Despite controversy, Israel’s settlement freeze has barely slowed construction

By Matti Friedman, AP
Thursday, September 23, 2010

Settlement freeze has barely slowed construction

ARIEL, West Bank — How much of a freeze has there actually been on West Bank Jewish settlement building by Israel?

Very little, an Associated Press analysis of the numbers suggests.

To settlers like Ron Nachman, the mayor of this West Bank community, the halt has been brutal. He fumes at the government and points angrily at a low hill covered with shrubs, where 100 homes for settlers were planned — then suspended.

And the nearly 10-month-old freeze is important enough to the Palestinians that they have threatened to walk away from peace talks, just restarted amid much fanfare, if it ends as planned on Sunday.

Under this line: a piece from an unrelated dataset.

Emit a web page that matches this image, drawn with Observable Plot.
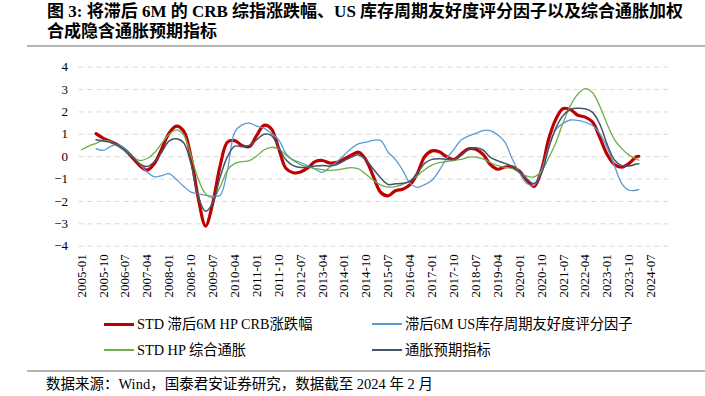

But the government’s own figures — and the assessments of Israeli peace activists monitoring construction — show building has barely slowed down.

In the third quarter of 2009, before the restrictions were imposed last November, there were 2,790 settlement homes in various stages of construction, according to Israel’s Central Bureau of Statistics. The number rose to 2,955 in the last quarter of 2009, reflecting a last-minute surge of housing starts in the days leading up to the freeze.

In the first quarter of 2010, with the freeze in full effect, the number stood at 2,517.

That means that even months into the halt, the number of homes under construction had declined by only about 10 percent.

There are no official figures for the months since. But Israeli peace activists, who use aerial photography and ground inspections to track settlement building, say there has been no appreciable decline, since most of the projects take longer than 10 months to complete.

The situation is largely the same, they say, in non-residential construction such as commercial buildings, small factories and schools.

The numbers have hardly been dented because the halt ordered by Prime Minister Benjamin Netanyahu covered only new projects. Anything already under way when the measures went into effect could be completed.

That is why the Palestinians — backed by the United States — want the freeze to continue. If it does, the logic goes, those ongoing projects would eventually be completed and the number of homes under construction would then begin to drop steeply.

If the measures are lifted Sunday and new projects are launched, the four-decade-old march of settlement-building in the West Bank — which Israel occupied along with the Gaza Strip and east Jerusalem in the 1967 Mideast war — will hardly have registered a blip.

“The freeze is meaningful only if it is extended,” said Hagit Ofran, who tracks settlements for Peace Now. “If they are going to approve new buildings, all this will have meant is that a few projects were delayed.”

“If the freeze continues, and if there is enforcement, then certainly we will see a change in the existing numbers,” agreed Israeli peace activist Dror Etkes.

Israeli government spokesman Mark Regev said the terms of the halt were clear from the start. “We were very up front,” he said. “We always said the freeze was about new construction, and in that case it has been full.”

Government statistics show a dramatic drop in new construction since the freeze began: There were zero housing starts in the first quarter of this year, compared to 342 in the same quarter last year. But those figures do not include illegal construction or mobile homes, both of which are common.

In reality, around 450 new housing units have begun construction since the slowdown went into effect, according to Peace Now. Still, those numbers reflect a drop of about 50 percent in the pace of new home construction.

Any discussion of the issue quickly inflames passions and reveals the divergent narratives of the sides.

To Palestinians, each instance of building is another provocation. The settlements eat up the territory of a future Palestinian state and make virtually impossible the two-state partition Israel’s government says it wants.

“If Palestinians and the international community are not able to convince the Israelis to … stop illegal settlement expansion, how do we expect to reach an agreement that would dismantle all illegal settlements and end occupation?” said Husam Zomlot, a spokesman for the Palestinian negotiation team.

Already, some 300,000 Israelis — out of a population approaching 8 million — live in the West Bank, among 2.5 million Palestinians. Another 200,000 Israelis live in east Jerusalem, where the Palestinians want to locate the capital of a future independent state. The building freeze does not apply in east Jerusalem, despite earlier Palestinian demands that it be extended there.

Despite the freeze, Nachman had to shout to be heard Tuesday over the sound of Palestinian workers drilling foundations for a new factory in Ariel that will produce iron bars — a project that was already under way when the restrictions went into effect.

He said the freeze is demoralizing to the settlement’s 20,000 residents, because beyond the practical inconvenience lies a deeper message: There is a question mark looming over the very future of this place.

“Every industrialist, every person who wants to invest money for a home or industry or anything, wants to know that it’s OK — that it’s certain,” he said.